Black trans women experience disproportionate police harassment. According to a report on anti-transgender violence, more than a third of black trans women who interact with law enforcement are assumed by police to be sex workers, leading to harassment, abuse, and mistreatment.
Although the assumption that women are “the fairer sex” and, along with their children, to be protected endures, that belief and that protection have always been the privilege (as well as the burden) of middle-class white women. And not all children are deemed innocent and immature; certainly black ones are not. Since 1619, America has viewed black women and girls very differently from their white counterparts.
As I explained in my book The Sisters Are Alright: Changing the Broken Narrative of Black Women in America, these biases helped justify enslavement and exploitation in antebellum America.
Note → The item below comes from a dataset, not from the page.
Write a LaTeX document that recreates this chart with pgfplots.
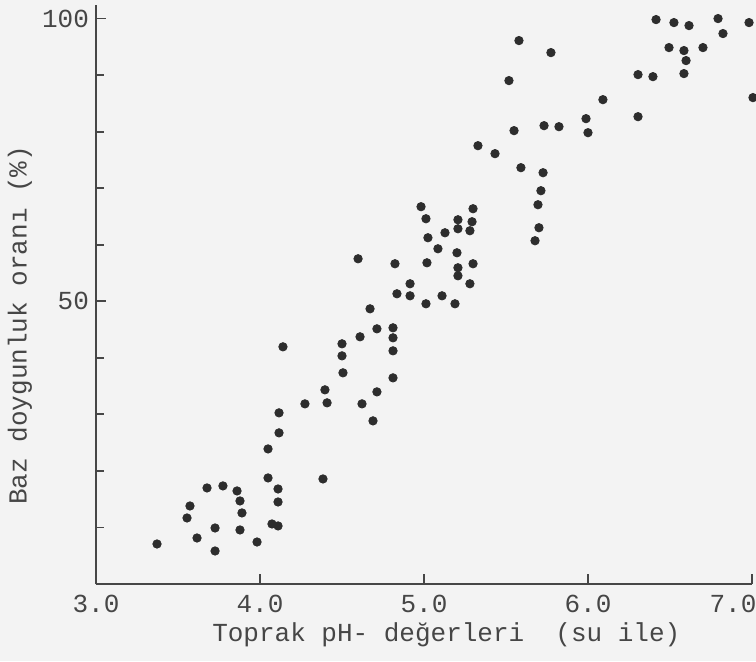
\documentclass[border=0pt]{standalone}
\usepackage{fontspec}
\setmainfont{Liberation Mono}
\usepackage{pgfplots}
\pgfplotsset{compat=1.18}
\definecolor{bg}{RGB}{243,243,243}
\definecolor{ink}{RGB}{70,70,70}
\definecolor{dot}{RGB}{45,45,45}
\begin{document}
\begin{tikzpicture}
\fill[bg] (-48pt,-38.5pt) rectangle (330pt,292pt);
\begin{axis}[
  at={(0,0)}, anchor=south west,
  scale only axis, width=328pt, height=289.5pt,
  xmin=3, xmax=7, ymin=0, ymax=102.4,
  clip=false,
  axis lines=left, axis line style={-, ink, line width=1.2pt},
  tick align=inside, tick style={ink, line width=0.9pt},
  major tick length=5pt, minor tick length=4pt,
  xtick={3,4,5,6,7}, xticklabels={3.0,4.0,5.0,6.0,7.0\hspace*{19pt}},
  ytick={50,100}, minor ytick={10,20,30,40,60,70,80,90},
  /pgf/number format/assume math mode=true,
  tick label style={font=\fontsize{13}{13}\selectfont, text=ink},
  xticklabel style={yshift=-2pt},
  xlabel={Toprak pH- değerleri\ \ (su ile)},
  ylabel={Baz doygunluk oranı (\%)},
  label style={font=\fontsize{13}{13}\selectfont, text=ink},
  xlabel style={at={(axis description cs:0.534,0)}, anchor=north, yshift=-16pt},
  ylabel style={at={(axis description cs:-0.116,0.447)}, anchor=center},
]
\addplot[only marks, mark=*, mark size=2.1pt, dot] coordinates {
(3.372,7.08) (3.555,11.68) (3.573,13.8) (3.616,8.14) (3.677,16.99)
(3.774,17.35) (3.860,16.46) (3.878,14.69) (3.890,12.57) (3.726,9.91)
(3.878,9.56) (3.726,5.84) (3.982,7.43) (4.049,18.76) (4.110,16.81)
(4.110,14.51) (4.110,10.27) (4.073,10.62) (4.049,23.89) (4.116,26.73)
(4.116,30.27) (4.140,41.95) (4.274,31.86) (4.384,18.58) (4.396,34.34)
(4.409,32.04) (4.500,42.48) (4.500,40.35) (4.506,37.35) (4.622,31.86)
(4.689,28.85) (4.713,33.98) (4.811,36.46) (4.598,57.52) (4.610,43.72)
(4.671,48.67) (4.713,45.13) (4.811,45.31) (4.811,43.54) (4.811,41.24)
(4.823,56.64) (4.835,51.33) (4.915,53.10) (4.915,50.97) (4.982,66.73)
(5.012,64.60) (5.024,61.24) (5.018,56.81) (5.012,49.56) (5.085,59.29)
(5.110,50.97) (5.128,62.12) (5.189,49.56) (5.201,58.58) (5.207,64.42)
(5.207,62.83) (5.207,55.93) (5.207,54.51) (5.280,62.48) (5.293,64.07)
(5.299,66.37) (5.299,56.64) (5.280,53.10) (5.329,77.52) (5.433,76.11)
(5.518,89.03) (5.579,96.11) (5.549,80.18) (5.591,73.63) (5.677,60.71)
(5.701,63.01) (5.695,67.08) (5.713,69.56) (5.726,72.74) (5.732,81.06)
(5.774,93.98) (5.823,80.88) (5.988,82.30) (6.000,79.82) (6.091,85.66)
(6.305,82.65) (6.305,90.09) (6.396,89.73) (6.415,99.82) (6.524,99.29)
(6.616,98.76) (6.494,94.87) (6.585,94.34) (6.598,92.57) (6.585,90.27)
(6.701,94.87) (6.793,100.0) (6.823,97.35) (6.982,99.29) (7.006,86.02)
};
\end{axis}
\pgfresetboundingbox
\path[use as bounding box] (-48pt,-38.5pt) rectangle (330pt,292pt);
\end{tikzpicture}
\end{document}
Slaveowners called black women “masculine” and “bestial” to justify hard manual labor, and “aggressive” and “lascivious” to rationalize rape and the breeding of new human property. They viewed black women and girls as devoid of human emotion to pardon separating them from their loved ones, and as natural servants to excuse ignoring their personal agency. White people called black women “ugly,” “hard,” and “valueless” to differentiate them from the fine white ladies of land-owning gentry. Black girls were rarely called children, simply young chattel that had not yet come into its complete usefulness. “Many of the earliest representations of black children demonstrated their exclusion from the social category of childhood,” Crystal Lynn Webster wrote in The American Historian, adding that women such as Mary Prince and Harriet Jacobs, who documented the experience of bondswomen, “represented their enslavement through the violent losses of their childhood innocence and … sexual violations of girlhood in the world of slavery.”
Those diminishing traits followed black women and girls out of slavery through Reconstruction, Jim Crow, and the civil-rights movement, and continue to ensure that they are not treated with value or regard—much less gingerly—today. In a 2013 Time article, the Cornell University professor Noliwe M. Rooks asked, “Why are Black women seen as more threatening, more masculine and less in need of help?” A 2017 study by the Georgetown Law Center on Poverty and Inequality found that adults, regardless of their race or education level, believe that black girls ages 5 to 19 are “less innocent and more adult-like than their white peers,” and need less nurturing, protection, support, and comfort.
These perceptions of black girls and women, unsurprisingly, have led to their horrible treatment and death at the hands of law enforcement. Officers, serving a so-called no-knock search warrant at her apartment after midnight, shot Breonna Taylor eight times as she lay in her own bed, after exchanging gunfire with her boyfriend, who thought someone was breaking in.* Her death has provoked some outrage, but not at the level of Floyd’s. Though the Black Lives Matter movement was founded by three black women—Patrisse Cullors, Opal Tometi, and Alicia Garza—police killings of black women and girls have failed to provoke much national emotion and outcry. Consider the names of so many women—Rekia Boyd, Atatiana Jefferson, Pamela Turner, Yvette Smith, Aiyana Stanley-Jones, and others—whose stories seemed to dissolve from public consciousness like paper in the rain.
The silence has been so overwhelming that the African American Policy Forum and the Center for Intersectionality and Social Policy Studies launched the #SayHerName campaign in 2014 to bring awareness to the names and stories of black women and girls who have been victimized by racist police violence, and to provide support to their families. The campaign webpage reads: “If our collective outrage around cases of police violence is meant to serve as a warning to the state that its agents cannot kill without consequence, our silence around the cases of Black women and girls sends the message that certain deaths do not merit repercussions.”
The racist American criminal-justice system is wholly destructive to black lives without regard for gender, age, sexuality, or class. It wrecks families. It robs children of safety and education. It shortens lives. An uprising is long past due, but the revolution is incomplete. Black lives matter. Full stop. All black people deserve their humanity. All black people deserve protection. All black people deserve freedom. All black people deserve justice. And there can be no justice for black Americans unless women and girls are included in the reckoning.
* This article previously misrepresented the circumstances of the police killing of Breonna Taylor.